**EXERCISE GOAL:**
Omit any picture, and return the remaining data exactly as written.

**AVAILABLE DATA:**
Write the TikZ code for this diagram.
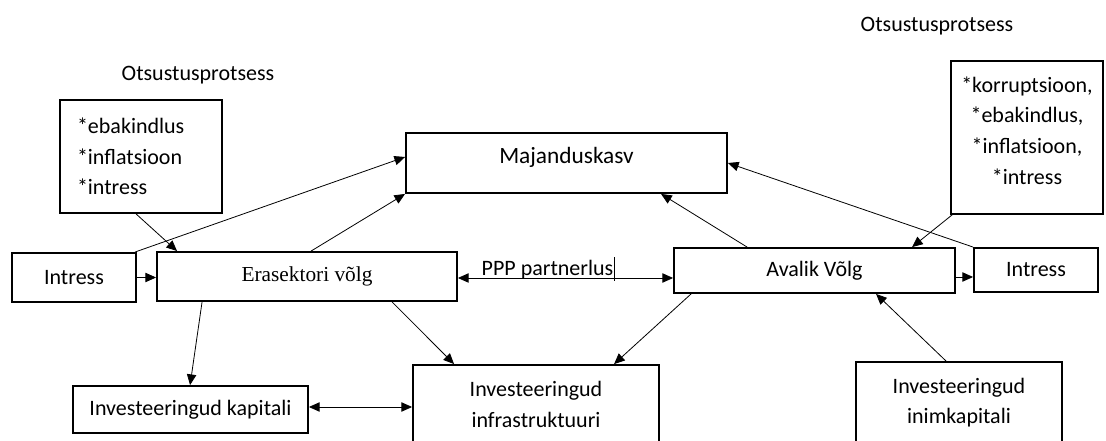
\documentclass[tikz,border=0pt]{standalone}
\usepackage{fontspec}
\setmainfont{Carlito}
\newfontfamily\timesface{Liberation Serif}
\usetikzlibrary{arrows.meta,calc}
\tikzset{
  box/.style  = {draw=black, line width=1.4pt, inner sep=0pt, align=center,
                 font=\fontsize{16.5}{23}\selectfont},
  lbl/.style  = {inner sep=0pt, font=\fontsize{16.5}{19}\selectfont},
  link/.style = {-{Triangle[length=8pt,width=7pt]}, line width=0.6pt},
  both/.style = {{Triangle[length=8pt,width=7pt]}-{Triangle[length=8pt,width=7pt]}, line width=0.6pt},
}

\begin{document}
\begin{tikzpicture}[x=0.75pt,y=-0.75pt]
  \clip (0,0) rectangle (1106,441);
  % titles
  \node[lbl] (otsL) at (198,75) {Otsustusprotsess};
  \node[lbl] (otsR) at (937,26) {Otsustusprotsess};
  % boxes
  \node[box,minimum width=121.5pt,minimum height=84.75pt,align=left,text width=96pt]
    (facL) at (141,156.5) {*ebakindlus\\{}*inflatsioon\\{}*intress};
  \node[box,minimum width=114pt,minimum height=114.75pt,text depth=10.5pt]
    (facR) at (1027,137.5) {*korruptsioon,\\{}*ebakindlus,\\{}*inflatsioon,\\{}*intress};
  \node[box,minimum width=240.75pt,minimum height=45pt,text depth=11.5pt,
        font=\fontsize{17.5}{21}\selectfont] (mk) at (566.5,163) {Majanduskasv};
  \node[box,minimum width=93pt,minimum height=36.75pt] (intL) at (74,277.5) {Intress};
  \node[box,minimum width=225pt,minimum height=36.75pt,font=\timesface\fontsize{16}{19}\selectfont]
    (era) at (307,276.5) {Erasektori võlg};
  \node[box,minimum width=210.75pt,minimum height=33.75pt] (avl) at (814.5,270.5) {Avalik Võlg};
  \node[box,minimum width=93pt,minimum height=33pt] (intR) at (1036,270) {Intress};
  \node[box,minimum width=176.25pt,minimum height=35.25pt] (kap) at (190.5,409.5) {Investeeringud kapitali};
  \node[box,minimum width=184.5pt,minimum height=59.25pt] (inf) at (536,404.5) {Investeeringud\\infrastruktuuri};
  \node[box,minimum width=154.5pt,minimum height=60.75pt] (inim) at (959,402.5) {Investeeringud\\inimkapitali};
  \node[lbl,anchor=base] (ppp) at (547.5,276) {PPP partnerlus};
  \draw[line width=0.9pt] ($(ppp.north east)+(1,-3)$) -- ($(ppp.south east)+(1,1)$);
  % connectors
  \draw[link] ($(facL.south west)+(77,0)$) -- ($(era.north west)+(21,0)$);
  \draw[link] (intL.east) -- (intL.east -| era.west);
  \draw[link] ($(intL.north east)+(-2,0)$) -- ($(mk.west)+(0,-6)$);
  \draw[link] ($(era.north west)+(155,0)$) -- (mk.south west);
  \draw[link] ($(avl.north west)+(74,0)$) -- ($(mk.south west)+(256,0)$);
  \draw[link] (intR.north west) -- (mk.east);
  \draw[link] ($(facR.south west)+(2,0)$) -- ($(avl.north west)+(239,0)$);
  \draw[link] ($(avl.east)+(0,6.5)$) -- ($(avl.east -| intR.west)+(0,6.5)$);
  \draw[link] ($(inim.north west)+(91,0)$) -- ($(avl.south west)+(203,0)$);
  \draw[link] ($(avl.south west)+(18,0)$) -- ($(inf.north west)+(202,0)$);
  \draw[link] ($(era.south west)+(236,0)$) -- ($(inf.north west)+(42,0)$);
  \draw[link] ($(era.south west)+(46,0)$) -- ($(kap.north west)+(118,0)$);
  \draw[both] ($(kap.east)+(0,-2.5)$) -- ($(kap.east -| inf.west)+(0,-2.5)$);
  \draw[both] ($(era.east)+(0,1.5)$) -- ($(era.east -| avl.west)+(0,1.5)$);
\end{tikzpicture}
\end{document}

**RESPONSE TO THE TASK:**
Write the TikZ code for this diagram.
\documentclass[tikz,border=0pt]{standalone}
\usepackage{fontspec}
\setmainfont{Carlito}
\newfontfamily\timesface{Liberation Serif}
\usetikzlibrary{arrows.meta,calc}
\tikzset{
  box/.style  = {draw=black, line width=1.4pt, inner sep=0pt, align=center,
                 font=\fontsize{16.5}{23}\selectfont},
  lbl/.style  = {inner sep=0pt, font=\fontsize{16.5}{19}\selectfont},
  link/.style = {-{Triangle[length=8pt,width=7pt]}, line width=0.6pt},
  both/.style = {{Triangle[length=8pt,width=7pt]}-{Triangle[length=8pt,width=7pt]}, line width=0.6pt},
}

\begin{document}
\begin{tikzpicture}[x=0.75pt,y=-0.75pt]
  \clip (0,0) rectangle (1106,441);
  % titles
  \node[lbl] (otsL) at (198,75) {Otsustusprotsess};
  \node[lbl] (otsR) at (937,26) {Otsustusprotsess};
  % boxes
  \node[box,minimum width=121.5pt,minimum height=84.75pt,align=left,text width=96pt]
    (facL) at (141,156.5) {*ebakindlus\\{}*inflatsioon\\{}*intress};
  \node[box,minimum width=114pt,minimum height=114.75pt,text depth=10.5pt]
    (facR) at (1027,137.5) {*korruptsioon,\\{}*ebakindlus,\\{}*inflatsioon,\\{}*intress};
  \node[box,minimum width=240.75pt,minimum height=45pt,text depth=11.5pt,
        font=\fontsize{17.5}{21}\selectfont] (mk) at (566.5,163) {Majanduskasv};
  \node[box,minimum width=93pt,minimum height=36.75pt] (intL) at (74,277.5) {Intress};
  \node[box,minimum width=225pt,minimum height=36.75pt,font=\timesface\fontsize{16}{19}\selectfont]
    (era) at (307,276.5) {Erasektori võlg};
  \node[box,minimum width=210.75pt,minimum height=33.75pt] (avl) at (814.5,270.5) {Avalik Võlg};
  \node[box,minimum width=93pt,minimum height=33pt] (intR) at (1036,270) {Intress};
  \node[box,minimum width=176.25pt,minimum height=35.25pt] (kap) at (190.5,409.5) {Investeeringud kapitali};
  \node[box,minimum width=184.5pt,minimum height=59.25pt] (inf) at (536,404.5) {Investeeringud\\infrastruktuuri};
  \node[box,minimum width=154.5pt,minimum height=60.75pt] (inim) at (959,402.5) {Investeeringud\\inimkapitali};
  \node[lbl,anchor=base] (ppp) at (547.5,276) {PPP partnerlus};
  \draw[line width=0.9pt] ($(ppp.north east)+(1,-3)$) -- ($(ppp.south east)+(1,1)$);
  % connectors
  \draw[link] ($(facL.south west)+(77,0)$) -- ($(era.north west)+(21,0)$);
  \draw[link] (intL.east) -- (intL.east -| era.west);
  \draw[link] ($(intL.north east)+(-2,0)$) -- ($(mk.west)+(0,-6)$);
  \draw[link] ($(era.north west)+(155,0)$) -- (mk.south west);
  \draw[link] ($(avl.north west)+(74,0)$) -- ($(mk.south west)+(256,0)$);
  \draw[link] (intR.north west) -- (mk.east);
  \draw[link] ($(facR.south west)+(2,0)$) -- ($(avl.north west)+(239,0)$);
  \draw[link] ($(avl.east)+(0,6.5)$) -- ($(avl.east -| intR.west)+(0,6.5)$);
  \draw[link] ($(inim.north west)+(91,0)$) -- ($(avl.south west)+(203,0)$);
  \draw[link] ($(avl.south west)+(18,0)$) -- ($(inf.north west)+(202,0)$);
  \draw[link] ($(era.south west)+(236,0)$) -- ($(inf.north west)+(42,0)$);
  \draw[link] ($(era.south west)+(46,0)$) -- ($(kap.north west)+(118,0)$);
  \draw[both] ($(kap.east)+(0,-2.5)$) -- ($(kap.east -| inf.west)+(0,-2.5)$);
  \draw[both] ($(era.east)+(0,1.5)$) -- ($(era.east -| avl.west)+(0,1.5)$);
\end{tikzpicture}
\end{document}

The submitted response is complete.